TO DO =>
The lines from the top of the material below through the line containing "11.5, 12.2, 12.2]" are to be printed exactly, with pictures omitted.

_ _ _ _ _

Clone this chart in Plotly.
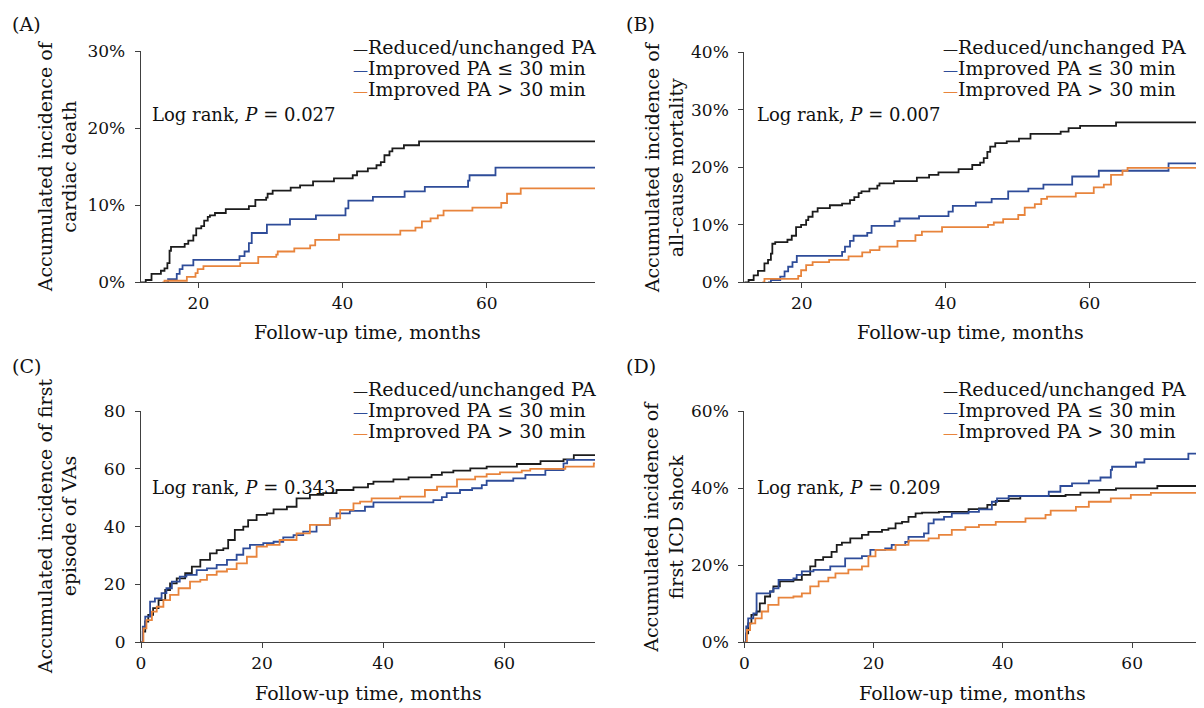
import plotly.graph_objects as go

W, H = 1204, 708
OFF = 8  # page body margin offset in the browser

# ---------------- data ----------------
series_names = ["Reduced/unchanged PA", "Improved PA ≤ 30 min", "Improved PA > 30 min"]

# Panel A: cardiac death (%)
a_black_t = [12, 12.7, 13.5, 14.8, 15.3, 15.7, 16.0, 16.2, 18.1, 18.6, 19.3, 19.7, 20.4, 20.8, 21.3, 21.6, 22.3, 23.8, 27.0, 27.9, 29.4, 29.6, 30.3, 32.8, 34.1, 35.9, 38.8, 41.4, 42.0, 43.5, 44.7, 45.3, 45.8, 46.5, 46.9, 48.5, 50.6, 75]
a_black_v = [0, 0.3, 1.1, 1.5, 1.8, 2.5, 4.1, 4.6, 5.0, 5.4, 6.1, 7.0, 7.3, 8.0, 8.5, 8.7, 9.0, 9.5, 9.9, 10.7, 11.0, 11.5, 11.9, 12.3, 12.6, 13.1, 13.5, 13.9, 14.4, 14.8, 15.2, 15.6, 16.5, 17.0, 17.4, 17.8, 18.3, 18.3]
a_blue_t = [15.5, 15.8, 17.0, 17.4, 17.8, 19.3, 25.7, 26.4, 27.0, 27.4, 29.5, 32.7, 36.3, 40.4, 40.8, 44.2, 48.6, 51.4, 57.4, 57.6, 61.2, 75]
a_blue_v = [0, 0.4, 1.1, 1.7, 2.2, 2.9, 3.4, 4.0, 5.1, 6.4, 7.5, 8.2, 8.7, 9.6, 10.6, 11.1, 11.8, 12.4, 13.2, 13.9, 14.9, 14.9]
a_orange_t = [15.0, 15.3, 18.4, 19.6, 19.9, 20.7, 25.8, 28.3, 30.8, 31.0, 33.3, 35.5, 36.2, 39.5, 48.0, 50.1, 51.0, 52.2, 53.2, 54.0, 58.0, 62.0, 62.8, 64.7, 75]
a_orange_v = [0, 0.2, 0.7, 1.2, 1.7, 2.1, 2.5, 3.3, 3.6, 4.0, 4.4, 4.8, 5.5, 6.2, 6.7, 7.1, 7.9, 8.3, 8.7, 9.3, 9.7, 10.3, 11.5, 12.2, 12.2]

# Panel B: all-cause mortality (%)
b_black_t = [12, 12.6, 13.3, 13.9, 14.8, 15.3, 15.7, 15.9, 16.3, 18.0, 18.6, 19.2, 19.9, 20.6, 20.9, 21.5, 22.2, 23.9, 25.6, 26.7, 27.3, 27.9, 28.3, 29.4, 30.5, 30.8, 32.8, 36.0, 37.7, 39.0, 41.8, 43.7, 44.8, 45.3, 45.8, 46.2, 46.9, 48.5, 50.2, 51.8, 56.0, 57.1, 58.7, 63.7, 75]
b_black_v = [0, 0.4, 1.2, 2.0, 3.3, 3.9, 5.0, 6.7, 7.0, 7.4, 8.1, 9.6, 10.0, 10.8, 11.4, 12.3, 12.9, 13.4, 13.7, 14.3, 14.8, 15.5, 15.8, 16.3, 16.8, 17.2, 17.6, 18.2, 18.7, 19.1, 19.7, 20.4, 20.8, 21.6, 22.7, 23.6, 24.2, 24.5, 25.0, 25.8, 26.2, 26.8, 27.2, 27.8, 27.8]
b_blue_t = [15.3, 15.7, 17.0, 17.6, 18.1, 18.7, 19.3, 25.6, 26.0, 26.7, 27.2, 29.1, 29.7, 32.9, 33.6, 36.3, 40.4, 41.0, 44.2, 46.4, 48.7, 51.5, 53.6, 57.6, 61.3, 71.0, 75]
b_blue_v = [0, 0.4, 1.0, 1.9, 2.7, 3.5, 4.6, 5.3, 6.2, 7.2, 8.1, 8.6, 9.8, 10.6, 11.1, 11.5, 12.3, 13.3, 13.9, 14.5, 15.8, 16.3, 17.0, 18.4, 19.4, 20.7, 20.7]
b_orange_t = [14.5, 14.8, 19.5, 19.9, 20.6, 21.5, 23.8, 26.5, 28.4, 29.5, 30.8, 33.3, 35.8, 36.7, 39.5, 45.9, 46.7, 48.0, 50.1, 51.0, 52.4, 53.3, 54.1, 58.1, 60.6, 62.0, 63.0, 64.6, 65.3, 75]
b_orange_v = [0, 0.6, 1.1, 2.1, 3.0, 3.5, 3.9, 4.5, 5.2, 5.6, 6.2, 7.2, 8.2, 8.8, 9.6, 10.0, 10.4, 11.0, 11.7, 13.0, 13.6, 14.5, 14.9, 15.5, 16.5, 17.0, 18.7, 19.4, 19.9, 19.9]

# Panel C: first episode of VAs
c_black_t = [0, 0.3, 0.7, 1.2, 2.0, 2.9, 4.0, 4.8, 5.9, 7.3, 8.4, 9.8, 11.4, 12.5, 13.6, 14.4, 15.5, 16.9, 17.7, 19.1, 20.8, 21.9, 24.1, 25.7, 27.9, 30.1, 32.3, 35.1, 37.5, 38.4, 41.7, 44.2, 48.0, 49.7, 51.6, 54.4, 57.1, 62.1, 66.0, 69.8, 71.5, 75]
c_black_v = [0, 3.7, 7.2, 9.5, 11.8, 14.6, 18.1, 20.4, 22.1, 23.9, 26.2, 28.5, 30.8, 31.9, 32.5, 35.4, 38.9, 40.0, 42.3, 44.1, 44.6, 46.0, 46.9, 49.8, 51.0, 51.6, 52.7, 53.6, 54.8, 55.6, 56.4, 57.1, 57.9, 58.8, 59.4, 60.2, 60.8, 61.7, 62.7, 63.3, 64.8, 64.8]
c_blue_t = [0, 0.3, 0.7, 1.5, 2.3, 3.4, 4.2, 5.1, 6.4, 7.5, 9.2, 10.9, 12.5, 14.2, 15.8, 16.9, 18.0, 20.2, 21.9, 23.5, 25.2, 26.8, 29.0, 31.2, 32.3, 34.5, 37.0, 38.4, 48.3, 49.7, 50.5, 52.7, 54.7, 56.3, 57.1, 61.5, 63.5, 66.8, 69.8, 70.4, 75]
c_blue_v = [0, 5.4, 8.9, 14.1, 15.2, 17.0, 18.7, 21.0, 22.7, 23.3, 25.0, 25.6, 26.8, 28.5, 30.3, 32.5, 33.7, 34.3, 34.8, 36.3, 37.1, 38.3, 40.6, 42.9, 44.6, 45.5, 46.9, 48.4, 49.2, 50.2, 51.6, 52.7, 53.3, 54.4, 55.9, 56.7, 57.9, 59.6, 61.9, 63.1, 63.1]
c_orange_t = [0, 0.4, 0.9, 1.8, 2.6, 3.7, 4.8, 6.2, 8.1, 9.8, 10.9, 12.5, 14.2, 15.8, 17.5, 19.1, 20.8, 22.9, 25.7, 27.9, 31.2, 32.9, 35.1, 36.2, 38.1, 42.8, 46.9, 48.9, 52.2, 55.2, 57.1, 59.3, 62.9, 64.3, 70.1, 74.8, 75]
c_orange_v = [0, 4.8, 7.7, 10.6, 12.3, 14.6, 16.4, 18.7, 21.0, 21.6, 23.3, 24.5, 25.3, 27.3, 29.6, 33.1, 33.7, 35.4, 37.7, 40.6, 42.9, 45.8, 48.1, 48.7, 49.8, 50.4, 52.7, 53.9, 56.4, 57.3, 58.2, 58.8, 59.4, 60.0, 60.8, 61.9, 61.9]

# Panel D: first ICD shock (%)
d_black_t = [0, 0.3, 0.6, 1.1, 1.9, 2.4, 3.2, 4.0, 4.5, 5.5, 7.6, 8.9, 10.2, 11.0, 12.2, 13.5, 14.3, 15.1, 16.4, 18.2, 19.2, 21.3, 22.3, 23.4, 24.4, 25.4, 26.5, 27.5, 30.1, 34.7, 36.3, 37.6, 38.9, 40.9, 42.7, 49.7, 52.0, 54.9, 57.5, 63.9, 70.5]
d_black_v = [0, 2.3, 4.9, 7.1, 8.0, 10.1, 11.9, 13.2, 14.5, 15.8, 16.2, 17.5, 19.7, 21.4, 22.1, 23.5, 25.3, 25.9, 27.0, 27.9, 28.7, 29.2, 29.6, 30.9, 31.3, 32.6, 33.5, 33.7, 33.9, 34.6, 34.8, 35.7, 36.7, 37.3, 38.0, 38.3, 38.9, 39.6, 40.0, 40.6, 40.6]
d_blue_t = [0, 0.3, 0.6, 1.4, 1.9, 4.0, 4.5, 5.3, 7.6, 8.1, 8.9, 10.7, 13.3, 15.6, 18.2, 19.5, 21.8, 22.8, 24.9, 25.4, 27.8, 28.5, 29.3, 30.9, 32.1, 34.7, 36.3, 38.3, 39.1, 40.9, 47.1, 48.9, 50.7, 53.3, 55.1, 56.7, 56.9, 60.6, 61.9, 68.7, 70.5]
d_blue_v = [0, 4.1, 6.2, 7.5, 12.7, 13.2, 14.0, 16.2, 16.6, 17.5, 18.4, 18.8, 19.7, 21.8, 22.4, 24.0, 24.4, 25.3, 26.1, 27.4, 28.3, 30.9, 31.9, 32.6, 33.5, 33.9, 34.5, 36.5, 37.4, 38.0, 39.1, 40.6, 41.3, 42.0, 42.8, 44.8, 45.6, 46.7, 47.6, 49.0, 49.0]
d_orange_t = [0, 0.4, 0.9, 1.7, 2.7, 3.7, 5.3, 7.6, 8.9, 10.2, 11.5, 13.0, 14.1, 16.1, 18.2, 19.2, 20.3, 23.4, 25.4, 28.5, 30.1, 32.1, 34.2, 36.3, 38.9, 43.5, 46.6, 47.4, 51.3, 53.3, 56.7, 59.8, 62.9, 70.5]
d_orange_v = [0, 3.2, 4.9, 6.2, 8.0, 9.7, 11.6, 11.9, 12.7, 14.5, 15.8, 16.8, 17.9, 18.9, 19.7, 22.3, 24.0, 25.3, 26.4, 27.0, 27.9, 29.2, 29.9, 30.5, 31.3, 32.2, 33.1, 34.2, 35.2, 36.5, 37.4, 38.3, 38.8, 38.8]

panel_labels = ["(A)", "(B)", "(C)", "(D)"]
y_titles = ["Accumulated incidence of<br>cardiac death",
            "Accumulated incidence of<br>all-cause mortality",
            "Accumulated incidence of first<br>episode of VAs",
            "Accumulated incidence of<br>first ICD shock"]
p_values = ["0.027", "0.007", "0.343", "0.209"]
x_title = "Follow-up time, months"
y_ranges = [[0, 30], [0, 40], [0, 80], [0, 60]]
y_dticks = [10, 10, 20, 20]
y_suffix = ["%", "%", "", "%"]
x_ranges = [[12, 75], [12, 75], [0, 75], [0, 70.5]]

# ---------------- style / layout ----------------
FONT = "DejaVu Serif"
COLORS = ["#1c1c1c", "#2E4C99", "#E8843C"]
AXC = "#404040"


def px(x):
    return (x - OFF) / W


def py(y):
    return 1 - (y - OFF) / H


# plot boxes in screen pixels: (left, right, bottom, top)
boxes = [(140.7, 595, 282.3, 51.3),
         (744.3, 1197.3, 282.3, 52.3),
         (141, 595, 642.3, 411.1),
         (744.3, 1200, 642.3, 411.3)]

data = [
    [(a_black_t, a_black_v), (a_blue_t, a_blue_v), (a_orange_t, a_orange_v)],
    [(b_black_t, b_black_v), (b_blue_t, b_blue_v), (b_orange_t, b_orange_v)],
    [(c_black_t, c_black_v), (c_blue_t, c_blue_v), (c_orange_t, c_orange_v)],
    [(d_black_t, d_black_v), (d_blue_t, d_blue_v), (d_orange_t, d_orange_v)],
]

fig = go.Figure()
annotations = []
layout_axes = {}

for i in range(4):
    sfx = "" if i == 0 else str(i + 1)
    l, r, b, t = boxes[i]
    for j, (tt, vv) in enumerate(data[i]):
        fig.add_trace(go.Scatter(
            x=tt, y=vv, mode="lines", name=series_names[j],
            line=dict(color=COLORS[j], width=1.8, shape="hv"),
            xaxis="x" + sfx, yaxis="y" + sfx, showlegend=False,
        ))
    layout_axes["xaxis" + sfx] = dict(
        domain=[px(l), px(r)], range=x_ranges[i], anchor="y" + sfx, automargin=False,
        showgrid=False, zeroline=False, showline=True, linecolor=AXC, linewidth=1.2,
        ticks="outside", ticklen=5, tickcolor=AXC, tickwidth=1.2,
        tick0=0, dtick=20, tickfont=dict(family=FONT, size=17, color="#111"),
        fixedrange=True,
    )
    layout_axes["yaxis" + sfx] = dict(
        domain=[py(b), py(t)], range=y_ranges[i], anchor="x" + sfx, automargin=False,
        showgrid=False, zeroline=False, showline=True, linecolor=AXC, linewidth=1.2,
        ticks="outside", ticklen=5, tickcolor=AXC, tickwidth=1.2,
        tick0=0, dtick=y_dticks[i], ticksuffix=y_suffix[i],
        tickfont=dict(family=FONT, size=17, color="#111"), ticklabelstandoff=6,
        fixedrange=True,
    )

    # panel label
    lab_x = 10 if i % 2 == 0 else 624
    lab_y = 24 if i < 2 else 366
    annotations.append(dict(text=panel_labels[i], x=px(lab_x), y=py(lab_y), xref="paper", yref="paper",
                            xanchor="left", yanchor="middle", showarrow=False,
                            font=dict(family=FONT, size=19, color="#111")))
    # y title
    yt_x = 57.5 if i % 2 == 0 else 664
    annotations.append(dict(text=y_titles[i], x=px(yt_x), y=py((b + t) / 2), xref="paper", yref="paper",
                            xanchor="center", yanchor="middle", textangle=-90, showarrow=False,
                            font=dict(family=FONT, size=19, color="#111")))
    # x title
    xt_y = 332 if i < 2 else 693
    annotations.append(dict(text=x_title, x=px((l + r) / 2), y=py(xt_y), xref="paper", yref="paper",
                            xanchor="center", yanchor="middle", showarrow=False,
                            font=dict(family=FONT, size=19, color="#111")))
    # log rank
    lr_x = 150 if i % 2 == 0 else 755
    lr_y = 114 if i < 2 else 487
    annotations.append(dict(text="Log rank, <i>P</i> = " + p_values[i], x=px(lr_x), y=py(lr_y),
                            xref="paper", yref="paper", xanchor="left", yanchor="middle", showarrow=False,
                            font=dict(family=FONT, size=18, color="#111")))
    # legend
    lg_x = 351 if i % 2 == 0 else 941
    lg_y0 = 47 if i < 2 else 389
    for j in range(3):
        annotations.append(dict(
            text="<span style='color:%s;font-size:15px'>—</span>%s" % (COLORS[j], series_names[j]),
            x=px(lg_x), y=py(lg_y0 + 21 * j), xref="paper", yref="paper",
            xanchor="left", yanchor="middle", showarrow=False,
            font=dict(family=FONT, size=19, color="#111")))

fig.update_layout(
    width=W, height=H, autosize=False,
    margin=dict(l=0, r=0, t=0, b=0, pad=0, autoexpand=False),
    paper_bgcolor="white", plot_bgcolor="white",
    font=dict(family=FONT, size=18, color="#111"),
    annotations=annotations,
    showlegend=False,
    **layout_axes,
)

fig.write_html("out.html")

_ _ _ _ _

RESULT OF THIS TASK =>
Clone this chart in Plotly.
import plotly.graph_objects as go

W, H = 1204, 708
OFF = 8  # page body margin offset in the browser

# ---------------- data ----------------
series_names = ["Reduced/unchanged PA", "Improved PA ≤ 30 min", "Improved PA > 30 min"]

# Panel A: cardiac death (%)
a_black_t = [12, 12.7, 13.5, 14.8, 15.3, 15.7, 16.0, 16.2, 18.1, 18.6, 19.3, 19.7, 20.4, 20.8, 21.3, 21.6, 22.3, 23.8, 27.0, 27.9, 29.4, 29.6, 30.3, 32.8, 34.1, 35.9, 38.8, 41.4, 42.0, 43.5, 44.7, 45.3, 45.8, 46.5, 46.9, 48.5, 50.6, 75]
a_black_v = [0, 0.3, 1.1, 1.5, 1.8, 2.5, 4.1, 4.6, 5.0, 5.4, 6.1, 7.0, 7.3, 8.0, 8.5, 8.7, 9.0, 9.5, 9.9, 10.7, 11.0, 11.5, 11.9, 12.3, 12.6, 13.1, 13.5, 13.9, 14.4, 14.8, 15.2, 15.6, 16.5, 17.0, 17.4, 17.8, 18.3, 18.3]
a_blue_t = [15.5, 15.8, 17.0, 17.4, 17.8, 19.3, 25.7, 26.4, 27.0, 27.4, 29.5, 32.7, 36.3, 40.4, 40.8, 44.2, 48.6, 51.4, 57.4, 57.6, 61.2, 75]
a_blue_v = [0, 0.4, 1.1, 1.7, 2.2, 2.9, 3.4, 4.0, 5.1, 6.4, 7.5, 8.2, 8.7, 9.6, 10.6, 11.1, 11.8, 12.4, 13.2, 13.9, 14.9, 14.9]
a_orange_t = [15.0, 15.3, 18.4, 19.6, 19.9, 20.7, 25.8, 28.3, 30.8, 31.0, 33.3, 35.5, 36.2, 39.5, 48.0, 50.1, 51.0, 52.2, 53.2, 54.0, 58.0, 62.0, 62.8, 64.7, 75]
a_orange_v = [0, 0.2, 0.7, 1.2, 1.7, 2.1, 2.5, 3.3, 3.6, 4.0, 4.4, 4.8, 5.5, 6.2, 6.7, 7.1, 7.9, 8.3, 8.7, 9.3, 9.7, 10.3, 11.5, 12.2, 12.2]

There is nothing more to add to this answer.